A decade and a half later a handsome young fellow looked at our vacant downstairs flat in San Francisco. He and his partner signed a lease and Casey Jones (his real name) who had been the youngest member of the Lorelei company, became our tenant until we left San Francisco.

In 1986, Carol Channing and Mary Martin appeared in Legends, a flimsy comedy, at San Francisco’s Curran Theater (where we had seen Lorelei, and where the opening sequences of the 1950 Bette Davis movie All About Eve were shot), and of course we and John went to see the show. Backstage afterwards, we spent an hour reminiscing with Mary Martin, and as we were leaving we ran into Channing. The minute we mentioned that Casey was our tenant she began filling us in on news of his friends from the Lorelei cast, some of whom had died of AIDS. She was relieved that Casey was still with us.

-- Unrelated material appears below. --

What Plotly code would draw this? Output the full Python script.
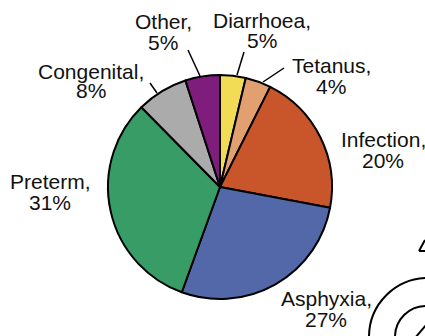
import plotly.graph_objects as go

W, H = 425, 336
categories = ["Diarrhoea", "Tetanus", "Infection", "Asphyxia", "Preterm", "Congenital", "Other"]
drawn_shares = [3.7, 3.7, 20.6, 27.6, 32.1, 7.4, 5.0]
label_values = [5, 4, 20, 27, 31, 8, 5]
colors = ["#F3DC55", "#E2A070", "#C8562A", "#5368A8", "#389C66", "#ABABAB", "#7E1D7C"]

fig = go.Figure(go.Pie(
    labels=categories, values=drawn_shares, sort=False, direction="clockwise", rotation=0,
    marker=dict(colors=colors, line=dict(color="black", width=2)),
    textinfo="none", hoverinfo="label+percent", showlegend=False,
    domain=dict(x=[108/W, 332/W], y=[(H-299)/H, (H-75)/H]),
))

# centre x, first line y, second line y
label_pos = {
    "Diarrhoea": (262, 20, 40), "Tetanus": (331, 66, 87), "Infection": (383, 139, 160),
    "Asphyxia": (326, 298, 319), "Preterm": (50, 181, 202), "Congenital": (91, 71, 91),
    "Other": (163, 22, 42),
}
font = dict(family="Liberation Sans, Arial, sans-serif", size=21, color="#111")
annotations = []
for c, v in zip(categories, label_values):
    x, y1, y2 = label_pos[c]
    for txt, y in ((f"{c},", y1), (f"{v}%", y2)):
        annotations.append(dict(x=x/W, y=1-y/H, xref="paper", yref="paper", xanchor="center", yanchor="middle",
                                text=txt, showarrow=False, font=font))

def line(x0, y0, x1, y1, w=1.5):
    return dict(type="line", xref="paper", yref="paper", x0=x0/W, y0=1-y0/H, x1=x1/W, y1=1-y1/H,
                line=dict(color="black", width=w))

def circle(cx, cy, r, w=2):
    return dict(type="circle", xref="paper", yref="paper", x0=(cx-r)/W, x1=(cx+r)/W,
                y0=1-(cy+r)/H, y1=1-(cy-r)/H, line=dict(color="black", width=w))

shapes = [
    line(188, 50, 200, 76), line(244, 52, 237, 75), line(284, 68, 263, 82),
    line(150, 83, 157, 93),
    circle(428, 337, 59, 2), circle(426, 337, 31, 2),
    line(426, 325, 415, 338, 2),
    line(425, 240, 419, 251, 2), line(419, 251, 426, 251, 2),
]

fig.update_layout(width=W, height=H, margin=dict(l=0, r=0, t=0, b=0), autosize=False,
                  paper_bgcolor="white", annotations=annotations, shapes=shapes)
fig.write_html("out.html", config=dict(displayModeBar=False),
               post_script="document.body.style.margin='0';document.body.style.overflow='hidden';")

Appearing with Carol and Casey in Lorelei was Dodie Goodman of Jack Parr and Mary Hartman, Mary Hartman fame. When she signed for us I reminded the comic actress of an event several years before. In 1963, while at NYU, I attended a Christian Science lecture at Cooper Union in Manhattan. I don’t remember what impressed me more: the architecture, that Abraham Lincoln’s speech there propelled him to the presidency, or that Ms. Goodman was in the audience. Star struck Lloyd and Joel attended church on East 77th Street because columnist Cyndi Adams and Ed Sullivan’s actress niece Julia Meade were among the congregation. If God had shown up, we probably would have asked for His autograph, too.